Tasnim has learned that an official of a regional country -probably the foreign minister of Oman- will pay a visit to Tehran on Tuesday in order to finalize the mechanism for the release of $7 billion in the foreign assets of Iran that have been blocked under the sanctions.
It appears that the sum of $7 billion will be probably remitted to the Central Bank of Iran’s account in the Central Bank of Oman.
Speaking to reporters at a press conference on Monday, Iranian Foreign Ministry Spokesperson Saeed Khatibzadeh was asked about the process of settlement of South Korea’s debt to Iran.
Dismissing the media speculations about the issue, the spokesman said South Korea is definitely in debt to 80 million Iranian people for the purchase of oil and gas condensates.
“South Korea has not taken any effective measure to repay the debt. This is a bilateral matter and should be settled within a bilateral framework,” he added.
The former US administration under president Donald Trump all but wrecked the Joint Comprehensive Plan of Action (JCPOA) after he abandoned it and restored the sanctions which the nuclear agreement had removed besides imposing new bans under different labels.
South Korea and other US allies opted to comply with the violation as they stopped trade with the Islamic Republic and refused to pay their debts, mostly oil money, to Iran.

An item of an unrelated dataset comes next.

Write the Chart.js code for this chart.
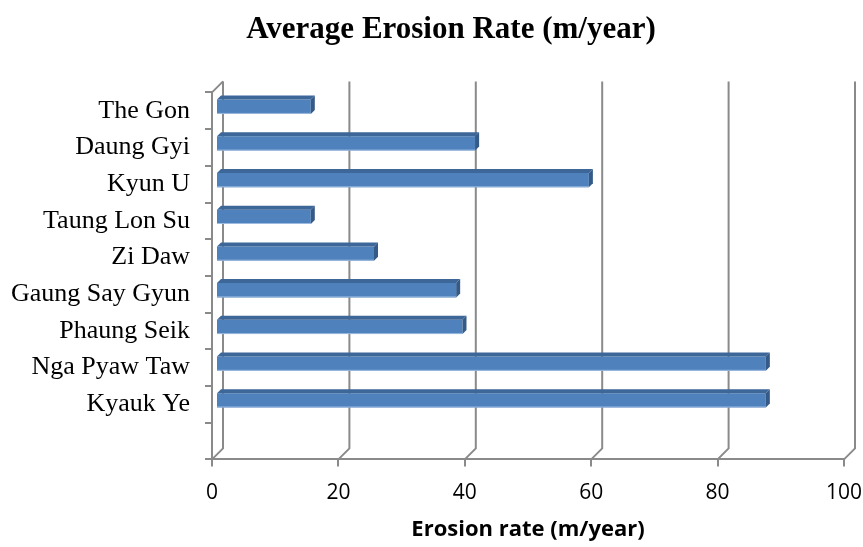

Iran has repeatedly demanded the release of its frozen assets in several countries, including some $10 billion in South Korea, but Seoul has looked at Washington for a permit to repay its debt.
About $2.7 billion deposited by the Seoul branch of Iran’s Bank Mellat is held by the Bank of Korea, while more than $7 billion worth of Iranian oil money is stuck at the Industrial Bank of Korea and Woori Bank. South Korea’s refusal to free them has caused a diplomatic spat.